John Daugherty has been teaching science for 23 years, and he says this year is going to be the best yet.
In the fall, Daugherty's Tennessee high school introduced a STEM course for the very first time.
"Most of our students have no clue how things are manufactured. I'm going to have so much fun teaching them," he said.
His search for equipment led him to Zach Kaplan, whose company Inventables makes state-of-the-art 3D carving machines.
Different from a 3D printer, Inventables' machines carve into material -- wood, plastic, metal, even wax. The two styles are tabletop versions of much larger CNC milling machines used by industrial manufacturers.
"You can create real objects like boardgames, puzzles, jewelry, robots -- even guitars," said Kaplan. "They basically turn anyone into an inventor."
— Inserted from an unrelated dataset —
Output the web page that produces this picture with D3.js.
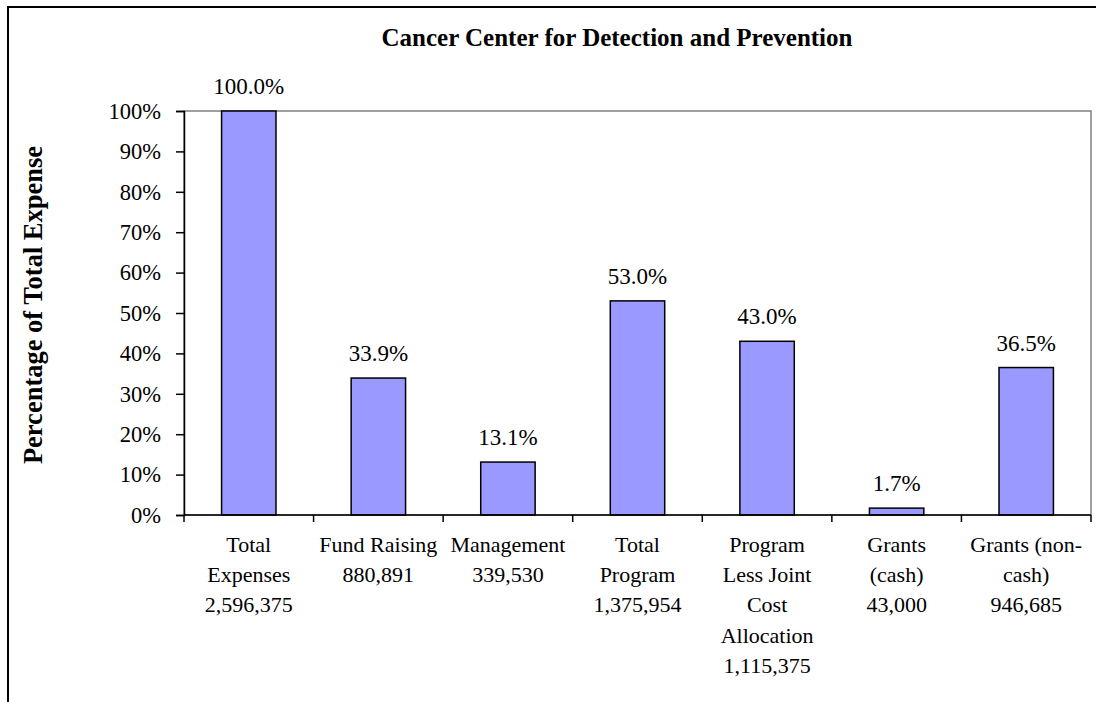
<!DOCTYPE html>
<meta charset="utf-8">
<script src="https://cdn.jsdelivr.net/npm/d3@7/dist/d3.min.js"></script>
<style>
    body { margin: 0; background: #fff; }
    svg text { font-family: "Liberation Serif", "Times New Roman", serif; fill: #000; }
</style>
<svg width="1096" height="702" class="chart"></svg>
<script>

// data
var categories = [
    ["Total", "Expenses"],
    ["Fund Raising"],
    ["Management"],
    ["Total", "Program"],
    ["Program", "Less Joint", "Cost", "Allocation"],
    ["Grants", "(cash)"],
    ["Grants (non-", "cash)"]
];
var amounts = [2596375, 880891, 339530, 1375954, 1115375, 43000, 946685];
var percents = [100.0, 33.9, 13.1, 53.0, 43.0, 1.7, 36.5];
var yTicks = [0, 10, 20, 30, 40, 50, 60, 70, 80, 90, 100];

var title = "Cancer Center for Detection and Prevention";
var yTitle = "Percentage of Total Expense";

var svg = d3.select("svg.chart"),
    margin = {top: 111, right: 5, bottom: 187, left: 184},
    width = +svg.attr("width") - margin.left - margin.right,
    height = +svg.attr("height") - margin.top - margin.bottom;

// outer chart frame
svg.append("rect")
    .attr("x", 8)
    .attr("y", 7)
    .attr("width", 1200)
    .attr("height", 800)
    .attr("fill", "none")
    .attr("stroke", "#000")
    .attr("stroke-width", 2);

svg.append("text")
    .attr("x", 617)
    .attr("y", 46)
    .attr("text-anchor", "middle")
    .style("font-size", "25px")
    .style("font-weight", "bold")
    .text(title);

svg.append("text")
    .attr("transform", "translate(42,305) rotate(-90)")
    .attr("text-anchor", "middle")
    .style("font-size", "26.5px")
    .style("font-weight", "bold")
    .text(yTitle);

var g = svg.append("g")
    .attr("transform", "translate(" + margin.left + "," + margin.top + ")");

var x = d3.scaleBand()
    .domain(d3.range(categories.length))
    .range([0, width])
    .padding(0);

var y = d3.scaleLinear()
    .domain([0, 100])
    .range([height, 0]);

// plot area border
g.append("rect")
    .attr("width", width)
    .attr("height", height)
    .attr("fill", "none")
    .attr("stroke", "#808080")
    .attr("stroke-width", 1.5);

var barW = x.bandwidth() * 0.42;

g.selectAll("rect.bar")
    .data(percents)
    .enter()
    .append("rect")
    .classed("bar", true)
    .attr("x", function(d, i) { return x(i) + x.bandwidth() / 2 - barW / 2; })
    .attr("y", function(d) { return y(d); })
    .attr("width", barW)
    .attr("height", function(d) { return height - y(d); })
    .attr("fill", "#9999ff")
    .attr("stroke", "#000")
    .attr("stroke-width", 1.5);

g.selectAll("text.val")
    .data(percents)
    .enter()
    .append("text")
    .classed("val", true)
    .attr("x", function(d, i) { return x(i) + x.bandwidth() / 2; })
    .attr("y", function(d) { return y(d) - 17; })
    .attr("text-anchor", "middle")
    .style("font-size", "23px")
    .text(function(d) { return d.toFixed(1) + "%"; });

// y axis
var yAxis = d3.axisLeft(y)
    .tickValues(yTicks)
    .tickSize(8)
    .tickPadding(15)
    .tickFormat(function(d) { return d + "%"; });

var ya = g.append("g").call(yAxis);
ya.attr("font-family", null).attr("font-size", null);
ya.select(".domain").attr("stroke", "#000").attr("stroke-width", 1.5);
ya.selectAll(".tick line").attr("stroke", "#000").attr("stroke-width", 1.5);
ya.selectAll(".tick text").style("font-size", "22.5px");

// x axis: ticks at category boundaries
var xb = g.append("g").attr("transform", "translate(0," + height + ")");
xb.append("line")
    .attr("x1", 0).attr("x2", width)
    .attr("stroke", "#000")
    .attr("stroke-width", 1.5);
xb.selectAll("line.tk")
    .data(d3.range(categories.length + 1))
    .enter()
    .append("line")
    .classed("tk", true)
    .attr("x1", function(i) { return i < categories.length ? x(i) : width; })
    .attr("x2", function(i) { return i < categories.length ? x(i) : width; })
    .attr("y1", 0)
    .attr("y2", 7)
    .attr("stroke", "#000")
    .attr("stroke-width", 1.5);

var fmt = d3.format(",");
var labels = xb.selectAll("text.cat")
    .data(categories)
    .enter()
    .append("text")
    .classed("cat", true)
    .attr("text-anchor", "middle")
    .style("font-size", "22px")
    .attr("transform", function(d, i) { return "translate(" + (x(i) + x.bandwidth() / 2) + ",37)"; });

labels.selectAll("tspan")
    .data(function(d, i) { return d.concat([fmt(amounts[i])]); })
    .enter()
    .append("tspan")
    .attr("x", 0)
    .attr("y", function(d, j) { return j * 30.2; })
    .text(function(d) { return d; });

</script>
But the machines are expensive -- between $1,000 and $2,000. Lucky for Daugherty, Kaplan wanted to get his machines into the hands of students. He'd recently made a pledge to donate one machine to a school in all 50 states.
"We wanted people with ideas and inspiration but no money to have access to them," he said.
In June 2015, Inventables invited K-12 schools to participate in a contest.
Schools sent in written and video submissions explaining why they needed one of the machines and how they would use it in their curriculum.
586 schools from 49 states participated (no submissions came in from Delaware). 78% were public schools and over half were high schools.
On Tuesday, Inventables announced the winners.
Daugherty was keen to enter Harriman High School into the contest.
"All I have right now is a circular saw and a mini 3D printer for my class," he said.
Still, his debut STEM class has been busy building benches and model bridges and designing paper roller coasters.
Harriman High is a rural public school with 350 students, 70% of whom are from disadvantaged families. The blue collar community lacks many local jobs. But manufacturing, especially of auto parts and industrial parts, has taken off in adjacent cities, said Daugherty.
He believes that having a robust STEM program will better prepare his students for life after graduation.
"These [manufacturing] jobs pay an average $45,000 starting out of school," he said. "Not all of my students will go to college. I want to prepare them for jobs that they'll have a real shot at."
In the meantime, he can't wait to tell his students that they won.
"They've been asking me every day," he said. "There's no way we could have afforded a 3D carving machine otherwise."
Greg Kent's elementary school is similarly in need of advanced technology. He is a teacher and technology coordinator at Kailua Elementary School in Hawaii, a budget-strapped public school where 50% of students qualify for free or reduced lunch.
Kent badly wanted a 3D carving machine to take the STEM program to the next level, but the school couldn't afford it.
"In Hawaii, we are resource poor," said Kent. "90% of our energy and 95% of our food is brought here. So most of us haven't been exposed to making things. Anytime we can leverage technology and teach students how to create things, it becomes a very powerful lesson on how to be prepared for the 21st century."
Kent said he wants to use the new carving machine to kickstart a maker space in the school where students can bring their inventions to life.
"Ideally, [it] will grow into a community maker space," he said.
Both teachers see Kaplan's gift as an important step for training the next generation.
"It's a great disservice in America with schools doing away with shop and STEM programs," Daugherty said. "It has turned us into a nation of consumers instead of a nation of inventors. Kids are naturally curious and like to make things. We shouldn't stop that."